In the “navire mangeur d’hommes”, violence assumes an absolute and infinite quality: “C’est ce qui caractérise la traite des nègres et l’esclavage aux Antilles: son absence de limites”. Within the hold of the boat, life and death are unbearably coterminous: living bodies intermingle with dead flesh, living slaves are thrown to the sharks to lighten the load. This “explosion des hommes et [la] dilatation de leur être” disrupts any sense of a natural order, and inscribes violence and trauma at the heart of Antillean identity.

Threatened boundaries and permeable limits characterise the novel. The body offers no discrete, continuous or protective entity, and fails to act as guarantor of a coherent, stable identity.

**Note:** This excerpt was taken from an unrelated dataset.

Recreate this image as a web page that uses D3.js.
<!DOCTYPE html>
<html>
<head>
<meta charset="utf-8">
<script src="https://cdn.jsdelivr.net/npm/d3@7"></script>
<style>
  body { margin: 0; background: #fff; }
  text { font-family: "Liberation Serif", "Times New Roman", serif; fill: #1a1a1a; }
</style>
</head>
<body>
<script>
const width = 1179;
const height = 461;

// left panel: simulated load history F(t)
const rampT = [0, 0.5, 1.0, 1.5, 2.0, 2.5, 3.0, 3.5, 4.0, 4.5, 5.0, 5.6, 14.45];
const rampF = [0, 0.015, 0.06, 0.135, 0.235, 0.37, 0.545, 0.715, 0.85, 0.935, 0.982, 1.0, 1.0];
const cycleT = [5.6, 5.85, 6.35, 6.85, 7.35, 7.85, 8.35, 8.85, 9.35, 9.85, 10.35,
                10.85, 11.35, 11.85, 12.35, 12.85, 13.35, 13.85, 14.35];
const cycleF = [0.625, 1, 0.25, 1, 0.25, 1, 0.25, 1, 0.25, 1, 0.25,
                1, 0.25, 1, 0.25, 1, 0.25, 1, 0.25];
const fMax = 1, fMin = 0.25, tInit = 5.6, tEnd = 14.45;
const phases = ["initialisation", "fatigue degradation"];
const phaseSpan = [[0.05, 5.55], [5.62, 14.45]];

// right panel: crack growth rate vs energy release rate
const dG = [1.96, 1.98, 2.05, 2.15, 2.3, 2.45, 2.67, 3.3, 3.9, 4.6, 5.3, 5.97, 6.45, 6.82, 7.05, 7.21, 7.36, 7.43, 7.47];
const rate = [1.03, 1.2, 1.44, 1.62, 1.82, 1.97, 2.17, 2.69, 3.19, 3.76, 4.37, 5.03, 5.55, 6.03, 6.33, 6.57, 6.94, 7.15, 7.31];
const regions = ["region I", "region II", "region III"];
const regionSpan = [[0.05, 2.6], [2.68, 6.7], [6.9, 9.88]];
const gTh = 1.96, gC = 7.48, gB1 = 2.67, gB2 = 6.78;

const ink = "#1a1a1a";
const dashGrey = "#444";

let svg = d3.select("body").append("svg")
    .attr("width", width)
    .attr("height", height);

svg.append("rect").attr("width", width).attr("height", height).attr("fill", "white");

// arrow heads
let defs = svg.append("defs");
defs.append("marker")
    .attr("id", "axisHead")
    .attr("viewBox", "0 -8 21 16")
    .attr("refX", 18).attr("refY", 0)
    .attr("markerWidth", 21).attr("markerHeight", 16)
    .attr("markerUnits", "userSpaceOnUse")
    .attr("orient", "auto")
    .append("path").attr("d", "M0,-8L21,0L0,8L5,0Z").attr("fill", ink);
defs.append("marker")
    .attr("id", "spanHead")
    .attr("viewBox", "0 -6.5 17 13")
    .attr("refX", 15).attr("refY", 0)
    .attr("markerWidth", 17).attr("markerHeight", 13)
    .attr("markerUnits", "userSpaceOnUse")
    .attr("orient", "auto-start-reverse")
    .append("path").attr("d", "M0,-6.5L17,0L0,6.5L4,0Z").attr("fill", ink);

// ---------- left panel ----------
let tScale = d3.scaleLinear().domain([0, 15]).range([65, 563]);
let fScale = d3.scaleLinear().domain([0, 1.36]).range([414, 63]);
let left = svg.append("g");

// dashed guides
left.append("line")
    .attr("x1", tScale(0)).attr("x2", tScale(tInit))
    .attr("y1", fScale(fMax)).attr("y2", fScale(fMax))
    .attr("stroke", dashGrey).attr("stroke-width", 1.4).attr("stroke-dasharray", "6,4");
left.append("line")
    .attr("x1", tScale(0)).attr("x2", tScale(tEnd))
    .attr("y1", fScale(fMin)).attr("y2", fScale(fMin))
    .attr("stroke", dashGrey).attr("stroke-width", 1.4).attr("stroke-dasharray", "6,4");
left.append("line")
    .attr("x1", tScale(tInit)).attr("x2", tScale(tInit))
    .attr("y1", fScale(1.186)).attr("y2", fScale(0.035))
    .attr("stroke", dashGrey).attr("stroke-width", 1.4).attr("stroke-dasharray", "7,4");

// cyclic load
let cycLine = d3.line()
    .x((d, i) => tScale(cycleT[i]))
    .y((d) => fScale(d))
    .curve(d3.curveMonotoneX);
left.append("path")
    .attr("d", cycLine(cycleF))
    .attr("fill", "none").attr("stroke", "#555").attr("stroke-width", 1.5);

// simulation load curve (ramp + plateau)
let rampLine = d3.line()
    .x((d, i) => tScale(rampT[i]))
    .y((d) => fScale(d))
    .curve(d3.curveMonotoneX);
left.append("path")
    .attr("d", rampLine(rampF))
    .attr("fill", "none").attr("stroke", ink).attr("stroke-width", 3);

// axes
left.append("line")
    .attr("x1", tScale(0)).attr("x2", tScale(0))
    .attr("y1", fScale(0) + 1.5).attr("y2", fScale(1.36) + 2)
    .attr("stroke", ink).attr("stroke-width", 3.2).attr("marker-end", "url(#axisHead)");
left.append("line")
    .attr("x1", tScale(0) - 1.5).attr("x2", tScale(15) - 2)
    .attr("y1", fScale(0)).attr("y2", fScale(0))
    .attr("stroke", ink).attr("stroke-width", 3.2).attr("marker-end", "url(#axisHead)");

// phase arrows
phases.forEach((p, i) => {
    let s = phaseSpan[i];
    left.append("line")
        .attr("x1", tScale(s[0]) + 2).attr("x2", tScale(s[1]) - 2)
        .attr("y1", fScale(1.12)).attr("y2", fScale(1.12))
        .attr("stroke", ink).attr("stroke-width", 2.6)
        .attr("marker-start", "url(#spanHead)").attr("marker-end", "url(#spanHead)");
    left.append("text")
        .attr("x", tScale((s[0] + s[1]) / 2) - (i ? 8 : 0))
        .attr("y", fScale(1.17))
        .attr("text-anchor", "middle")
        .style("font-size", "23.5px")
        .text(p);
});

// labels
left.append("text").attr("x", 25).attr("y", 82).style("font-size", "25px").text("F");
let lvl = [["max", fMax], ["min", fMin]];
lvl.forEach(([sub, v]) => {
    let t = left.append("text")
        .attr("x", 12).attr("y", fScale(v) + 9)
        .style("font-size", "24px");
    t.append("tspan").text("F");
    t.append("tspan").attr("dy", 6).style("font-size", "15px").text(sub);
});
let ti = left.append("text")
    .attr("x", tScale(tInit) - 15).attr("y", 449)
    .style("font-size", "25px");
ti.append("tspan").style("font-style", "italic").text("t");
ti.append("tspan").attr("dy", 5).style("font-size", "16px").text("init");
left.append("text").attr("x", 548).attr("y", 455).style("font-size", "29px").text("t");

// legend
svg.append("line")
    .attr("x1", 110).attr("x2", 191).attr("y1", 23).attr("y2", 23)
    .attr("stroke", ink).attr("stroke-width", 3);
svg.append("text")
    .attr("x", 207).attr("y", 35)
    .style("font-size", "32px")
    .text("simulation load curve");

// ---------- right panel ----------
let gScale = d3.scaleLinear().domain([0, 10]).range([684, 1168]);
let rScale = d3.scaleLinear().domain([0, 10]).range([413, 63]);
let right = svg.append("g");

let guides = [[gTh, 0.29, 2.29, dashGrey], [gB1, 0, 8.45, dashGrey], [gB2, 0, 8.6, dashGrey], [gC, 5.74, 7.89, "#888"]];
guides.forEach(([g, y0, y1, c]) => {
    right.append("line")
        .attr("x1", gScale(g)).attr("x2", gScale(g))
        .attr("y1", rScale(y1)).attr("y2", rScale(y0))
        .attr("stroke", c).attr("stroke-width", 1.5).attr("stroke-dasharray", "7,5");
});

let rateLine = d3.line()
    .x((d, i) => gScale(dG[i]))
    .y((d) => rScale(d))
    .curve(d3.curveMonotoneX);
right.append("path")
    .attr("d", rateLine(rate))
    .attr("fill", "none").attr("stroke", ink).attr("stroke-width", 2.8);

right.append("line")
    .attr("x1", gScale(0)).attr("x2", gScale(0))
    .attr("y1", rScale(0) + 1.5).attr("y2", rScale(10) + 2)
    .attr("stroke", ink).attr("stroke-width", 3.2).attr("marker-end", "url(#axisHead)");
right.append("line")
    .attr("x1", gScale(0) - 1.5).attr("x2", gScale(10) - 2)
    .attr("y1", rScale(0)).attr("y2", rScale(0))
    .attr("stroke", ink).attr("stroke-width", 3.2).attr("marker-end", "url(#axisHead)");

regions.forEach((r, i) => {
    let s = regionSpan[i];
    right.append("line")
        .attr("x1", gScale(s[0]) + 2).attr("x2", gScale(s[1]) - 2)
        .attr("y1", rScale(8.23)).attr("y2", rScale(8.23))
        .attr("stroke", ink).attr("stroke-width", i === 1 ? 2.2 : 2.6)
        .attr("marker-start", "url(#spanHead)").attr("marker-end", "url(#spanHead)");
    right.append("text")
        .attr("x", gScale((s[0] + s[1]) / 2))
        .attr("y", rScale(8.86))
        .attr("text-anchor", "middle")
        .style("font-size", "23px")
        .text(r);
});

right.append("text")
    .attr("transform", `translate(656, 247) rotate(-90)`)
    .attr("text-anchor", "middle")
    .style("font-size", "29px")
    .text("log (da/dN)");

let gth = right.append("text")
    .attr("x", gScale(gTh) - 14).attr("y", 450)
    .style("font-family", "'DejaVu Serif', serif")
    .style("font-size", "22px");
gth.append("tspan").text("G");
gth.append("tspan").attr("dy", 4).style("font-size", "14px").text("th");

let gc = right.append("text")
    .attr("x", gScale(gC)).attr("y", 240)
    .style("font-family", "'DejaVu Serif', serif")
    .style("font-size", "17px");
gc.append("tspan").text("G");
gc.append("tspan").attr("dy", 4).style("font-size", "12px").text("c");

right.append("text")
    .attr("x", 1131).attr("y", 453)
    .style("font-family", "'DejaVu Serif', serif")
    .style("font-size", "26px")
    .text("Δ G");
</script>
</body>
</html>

Characters – both male and female – frequently penetrate, melt into and fuse with each other, and identity itself breaks down (reflected, for example, in the merged identities designated by hyphenized names: Deborah-Nicole Timoléon; Sarah-Anaïs-Alicia). The descriptions of violence and trauma are localised predominantly in and through the female body: difficult births, infanticide, the dorlis, a supernatural spirit which rapes sleeping women.

At the end of the novel, the protagonist (who has, implausibly, participated in many of the anti-colonial insurrections throughout the world), returns to a now-departmentalised Martinique. The old warrior comments: “Dans ces opulences de surface, il ne voyait aucune violence contre laquelle il aurait pu sortir ses armes”. Ironically, the foundational violence of the Middle Passage and the brutality of slavery have lapsed into a passive dependence. While the DOM-TOMs have thus escaped “les massacres, les assassins […] les exécutions sommaires” of decolonization, the absence of revolutionary violence in contemporary Antillean culture is portrayed as a particularly damaging, debilitating void.